---------- RECORDED INFORMATION

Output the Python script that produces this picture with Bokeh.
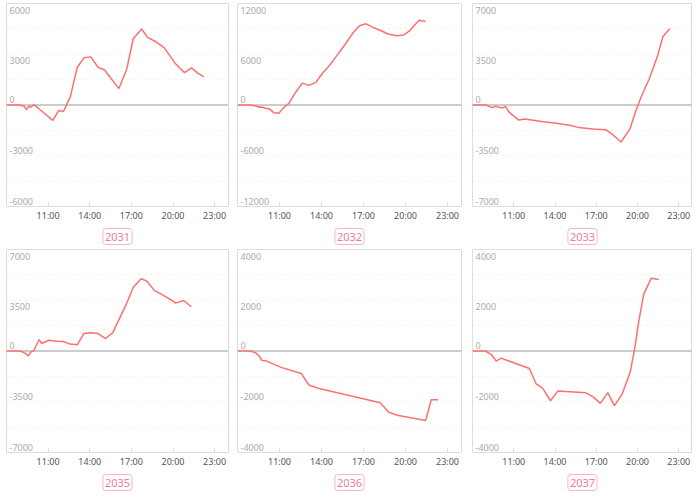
from bokeh.plotting import figure
from bokeh.layouts import gridplot
from bokeh.models import FixedTicker, Grid, Span, Title, Range1d
from bokeh.embed import file_html
from bokeh.resources import INLINE

# ---- data ----
x_ticks = [11, 14, 17, 20, 23]
x_tick_labels = ["11:00", "14:00", "17:00", "20:00", "23:00"]
x_start = 8.0
x_end = 24.0

names = ["2031", "2032", "2033", "2035", "2036", "2037"]
y_limits = [6000, 12000, 7000, 7000, 4000, 4000]

t2031 = [8.0, 8.9, 9.26, 9.45, 9.6, 9.76, 9.95, 10.3, 11.33, 11.76, 12.1, 12.6, 13.1, 13.6, 14.07,
         14.6, 15.07, 16.1, 16.67, 17.14, 17.74, 18.17, 18.7, 19.36, 20.2, 20.83, 21.33, 21.74, 22.2]
v2031 = [0, 0, -60, -290, -60, -135, 20, -190, -910, -330, -390, 480, 2230, 2800, 2845,
         2230, 2070, 970, 2130, 3930, 4490, 4000, 3770, 3390, 2420, 1915, 2190, 1915, 1665]

t2032 = [8.0, 8.9, 9.32, 9.56, 9.75, 9.99, 10.28, 10.6, 10.95, 11.3, 11.67, 12.15, 12.63, 13.1, 13.6,
         14.07, 14.55, 15.03, 15.63, 16.23, 16.71, 17.19, 17.67, 18.27, 18.75, 19.35, 19.88, 20.31,
         20.67, 20.98, 21.44]
v2032 = [0, 0, -116, -270, -232, -387, -464, -930, -970, -310, 190, 1510, 2590, 2320, 2670,
         3750, 4640, 5690, 7040, 8470, 9370, 9600, 9170, 8780, 8400, 8200, 8280, 8780,
         9480, 10020, 9870]

t2033 = [8.0, 8.96, 9.44, 9.68, 10.04, 10.2, 10.4, 10.64, 11.36, 11.8, 13.16, 14.1, 15.08, 15.74,
         16.76, 17.72, 18.2, 18.8, 19.45, 19.88, 20.24, 20.84, 21.44, 21.85, 22.36]
v2033 = [0, 0, -180, -90, -180, -200, -90, -470, -1040, -970, -1150, -1265, -1400, -1560,
         -1650, -1715, -2050, -2550, -1650, -400, 500, 1780, 3320, 4720, 5280]

t2035 = [8.0, 9.0, 9.36, 9.55, 9.79, 9.95, 10.35, 10.54, 11.05, 11.64, 12.1, 12.57, 13.1, 13.57,
         14.05, 14.6, 15.14, 15.66, 16.6, 17.14, 17.7, 18.13, 18.65, 19.19, 19.78, 20.2, 20.77, 21.32]
v2035 = [0, 0, -160, -340, -45, 0, 790, 520, 745, 680, 655, 475, 430, 1200,
         1265, 1200, 860, 1265, 3160, 4400, 4990, 4810, 4180, 3900, 3570, 3300, 3480, 3050]

t2036 = [8.0, 8.96, 9.32, 9.56, 9.75, 10.04, 11.12, 12.56, 13.1, 13.75, 18.2, 18.8, 19.4, 21.44,
         21.84, 22.32]
v2036 = [0, 0, -77, -206, -374, -387, -645, -890, -1340, -1470, -2040, -2410, -2530, -2735,
         -1920, -1920]

t2037 = [8.0, 8.95, 9.37, 9.72, 10.08, 12.14, 12.63, 13.1, 13.67, 14.2, 16.26, 16.77, 17.3, 17.84,
         18.32, 18.88, 19.48, 19.8, 20.1, 20.45, 21.0, 21.55]
v2037 = [0, 0, -140, -400, -280, -690, -1300, -1460, -1960, -1580, -1650, -1810, -2065, -1640,
         -2150, -1700, -810, 115, 1200, 2230, 2870, 2820]

series_t = [t2031, t2032, t2033, t2035, t2036, t2037]
series_v = [v2031, v2032, v2033, v2035, v2036, v2037]

# ---- style ----
LINE = "#ff6f6f"
FONT = "Noto Sans"
widths = [232, 234, 226]
border_left = [6, 5, 6]
border_right = [4, 5, 0]
HEIGHT = 246


def make_panel(i):
    col = i % 3
    lim = y_limits[i]
    p = figure(width=widths[col], height=HEIGHT, output_backend="svg", toolbar_location=None,
               x_range=Range1d(x_start, x_end), y_range=Range1d(-lim, lim),
               y_axis_location=None, min_border_left=border_left[col],
               min_border_right=border_right[col], min_border_top=3, min_border_bottom=40,
               background_fill_color="white", border_fill_color="white")
    p.outline_line_color = "#dddddd"
    p.outline_line_width = 1
    p.xgrid.visible = False
    p.ygrid.visible = False

    grid_ticks = [lim * k / 4 for k in range(-3, 4) if k != 0]
    g = Grid(dimension=1, ticker=FixedTicker(ticks=grid_ticks), grid_line_color="#eeeeee",
             grid_line_dash="dotted", grid_line_width=1)
    p.add_layout(g)
    p.add_layout(Span(location=0, dimension="width", line_color="#cccccc", line_width=2,
                      level="underlay"))

    ax = p.xaxis[0]
    ax.ticker = FixedTicker(ticks=x_ticks)
    ax.major_label_overrides = {t: s for t, s in zip(x_ticks, x_tick_labels)}
    ax.axis_line_color = None
    ax.major_tick_line_color = "#dddddd"
    ax.major_tick_in = 4
    ax.major_tick_out = 0
    ax.minor_tick_line_color = None
    ax.major_label_text_font = FONT
    ax.major_label_text_font_size = "9px"
    ax.major_label_text_color = "#555555"
    ax.major_label_standoff = 2

    pos = [lim, lim / 2]
    neg = [0, -lim / 2, -lim]
    p.text(x=[x_start] * 2, y=pos, text=[str(int(v)) for v in pos], x_offset=3, y_offset=3,
           text_align="left", text_baseline="top", text_font_size="9px",
           text_color="#aaaaaa", text_font={"value": FONT})
    p.text(x=[x_start] * 3, y=neg, text=[str(int(v)) for v in neg], x_offset=3, y_offset=-2,
           text_align="left", text_baseline="bottom", text_font_size="9px",
           text_color="#aaaaaa", text_font={"value": FONT})

    p.line(series_t[i], series_v[i], line_color=LINE, line_width=1.5)

    title = Title(text=names[i], align="center", text_color="#f07a9e", text_font=FONT,
                  text_font_size="11px", text_font_style="normal",
                  border_line_color="#f8b4c8", border_line_width=1,
                  background_fill_color="white",
                  padding=dict(left=2, right=2, top=4, bottom=4),
                  border_radius=3, standoff=4)
    p.add_layout(title, "below")
    return p


panels = [make_panel(i) for i in range(6)]
grid = gridplot([panels[0:3], panels[3:6]], toolbar_location=None)

open("out.html", "w").write(file_html(grid, INLINE))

--------------------

• _WHAT IS EXPECTED_:
All the lines above are to be given again exactly as they read, with the pictures removed.

• _PROBLEM SOLUTION_:
Output the Python script that produces this picture with Bokeh.
from bokeh.plotting import figure
from bokeh.layouts import gridplot
from bokeh.models import FixedTicker, Grid, Span, Title, Range1d
from bokeh.embed import file_html
from bokeh.resources import INLINE

# ---- data ----
x_ticks = [11, 14, 17, 20, 23]
x_tick_labels = ["11:00", "14:00", "17:00", "20:00", "23:00"]
x_start = 8.0
x_end = 24.0

names = ["2031", "2032", "2033", "2035", "2036", "2037"]
y_limits = [6000, 12000, 7000, 7000, 4000, 4000]

t2031 = [8.0, 8.9, 9.26, 9.45, 9.6, 9.76, 9.95, 10.3, 11.33, 11.76, 12.1, 12.6, 13.1, 13.6, 14.07,
         14.6, 15.07, 16.1, 16.67, 17.14, 17.74, 18.17, 18.7, 19.36, 20.2, 20.83, 21.33, 21.74, 22.2]
v2031 = [0, 0, -60, -290, -60, -135, 20, -190, -910, -330, -390, 480, 2230, 2800, 2845,
         2230, 2070, 970, 2130, 3930, 4490, 4000, 3770, 3390, 2420, 1915, 2190, 1915, 1665]

t2032 = [8.0, 8.9, 9.32, 9.56, 9.75, 9.99, 10.28, 10.6, 10.95, 11.3, 11.67, 12.15, 12.63, 13.1, 13.6,
         14.07, 14.55, 15.03, 15.63, 16.23, 16.71, 17.19, 17.67, 18.27, 18.75, 19.35, 19.88, 20.31,
         20.67, 20.98, 21.44]
v2032 = [0, 0, -116, -270, -232, -387, -464, -930, -970, -310, 190, 1510, 2590, 2320, 2670,
         3750, 4640, 5690, 7040, 8470, 9370, 9600, 9170, 8780, 8400, 8200, 8280, 8780,
         9480, 10020, 9870]

t2033 = [8.0, 8.96, 9.44, 9.68, 10.04, 10.2, 10.4, 10.64, 11.36, 11.8, 13.16, 14.1, 15.08, 15.74,
         16.76, 17.72, 18.2, 18.8, 19.45, 19.88, 20.24, 20.84, 21.44, 21.85, 22.36]
v2033 = [0, 0, -180, -90, -180, -200, -90, -470, -1040, -970, -1150, -1265, -1400, -1560,
         -1650, -1715, -2050, -2550, -1650, -400, 500, 1780, 3320, 4720, 5280]

t2035 = [8.0, 9.0, 9.36, 9.55, 9.79, 9.95, 10.35, 10.54, 11.05, 11.64, 12.1, 12.57, 13.1, 13.57,
         14.05, 14.6, 15.14, 15.66, 16.6, 17.14, 17.7, 18.13, 18.65, 19.19, 19.78, 20.2, 20.77, 21.32]
v2035 = [0, 0, -160, -340, -45, 0, 790, 520, 745, 680, 655, 475, 430, 1200,
         1265, 1200, 860, 1265, 3160, 4400, 4990, 4810, 4180, 3900, 3570, 3300, 3480, 3050]

t2036 = [8.0, 8.96, 9.32, 9.56, 9.75, 10.04, 11.12, 12.56, 13.1, 13.75, 18.2, 18.8, 19.4, 21.44,
         21.84, 22.32]
v2036 = [0, 0, -77, -206, -374, -387, -645, -890, -1340, -1470, -2040, -2410, -2530, -2735,
         -1920, -1920]

t2037 = [8.0, 8.95, 9.37, 9.72, 10.08, 12.14, 12.63, 13.1, 13.67, 14.2, 16.26, 16.77, 17.3, 17.84,
         18.32, 18.88, 19.48, 19.8, 20.1, 20.45, 21.0, 21.55]
v2037 = [0, 0, -140, -400, -280, -690, -1300, -1460, -1960, -1580, -1650, -1810, -2065, -1640,
         -2150, -1700, -810, 115, 1200, 2230, 2870, 2820]

series_t = [t2031, t2032, t2033, t2035, t2036, t2037]
series_v = [v2031, v2032, v2033, v2035, v2036, v2037]

# ---- style ----
LINE = "#ff6f6f"
FONT = "Noto Sans"
widths = [232, 234, 226]
border_left = [6, 5, 6]
border_right = [4, 5, 0]
HEIGHT = 246


def make_panel(i):
    col = i % 3
    lim = y_limits[i]
    p = figure(width=widths[col], height=HEIGHT, output_backend="svg", toolbar_location=None,
               x_range=Range1d(x_start, x_end), y_range=Range1d(-lim, lim),
               y_axis_location=None, min_border_left=border_left[col],
               min_border_right=border_right[col], min_border_top=3, min_border_bottom=40,
               background_fill_color="white", border_fill_color="white")
    p.outline_line_color = "#dddddd"
    p.outline_line_width = 1
    p.xgrid.visible = False
    p.ygrid.visible = False

    grid_ticks = [lim * k / 4 for k in range(-3, 4) if k != 0]
    g = Grid(dimension=1, ticker=FixedTicker(ticks=grid_ticks), grid_line_color="#eeeeee",
             grid_line_dash="dotted", grid_line_width=1)
    p.add_layout(g)
    p.add_layout(Span(location=0, dimension="width", line_color="#cccccc", line_width=2,
                      level="underlay"))

    ax = p.xaxis[0]
    ax.ticker = FixedTicker(ticks=x_ticks)
    ax.major_label_overrides = {t: s for t, s in zip(x_ticks, x_tick_labels)}
    ax.axis_line_color = None
    ax.major_tick_line_color = "#dddddd"
    ax.major_tick_in = 4
    ax.major_tick_out = 0
    ax.minor_tick_line_color = None
    ax.major_label_text_font = FONT
    ax.major_label_text_font_size = "9px"
    ax.major_label_text_color = "#555555"
    ax.major_label_standoff = 2

    pos = [lim, lim / 2]
    neg = [0, -lim / 2, -lim]
    p.text(x=[x_start] * 2, y=pos, text=[str(int(v)) for v in pos], x_offset=3, y_offset=3,
           text_align="left", text_baseline="top", text_font_size="9px",
           text_color="#aaaaaa", text_font={"value": FONT})
    p.text(x=[x_start] * 3, y=neg, text=[str(int(v)) for v in neg], x_offset=3, y_offset=-2,
           text_align="left", text_baseline="bottom", text_font_size="9px",
           text_color="#aaaaaa", text_font={"value": FONT})

    p.line(series_t[i], series_v[i], line_color=LINE, line_width=1.5)

    title = Title(text=names[i], align="center", text_color="#f07a9e", text_font=FONT,
                  text_font_size="11px", text_font_style="normal",
                  border_line_color="#f8b4c8", border_line_width=1,
                  background_fill_color="white",
                  padding=dict(left=2, right=2, top=4, bottom=4),
                  border_radius=3, standoff=4)
    p.add_layout(title, "below")
    return p


panels = [make_panel(i) for i in range(6)]
grid = gridplot([panels[0:3], panels[3:6]], toolbar_location=None)

open("out.html", "w").write(file_html(grid, INLINE))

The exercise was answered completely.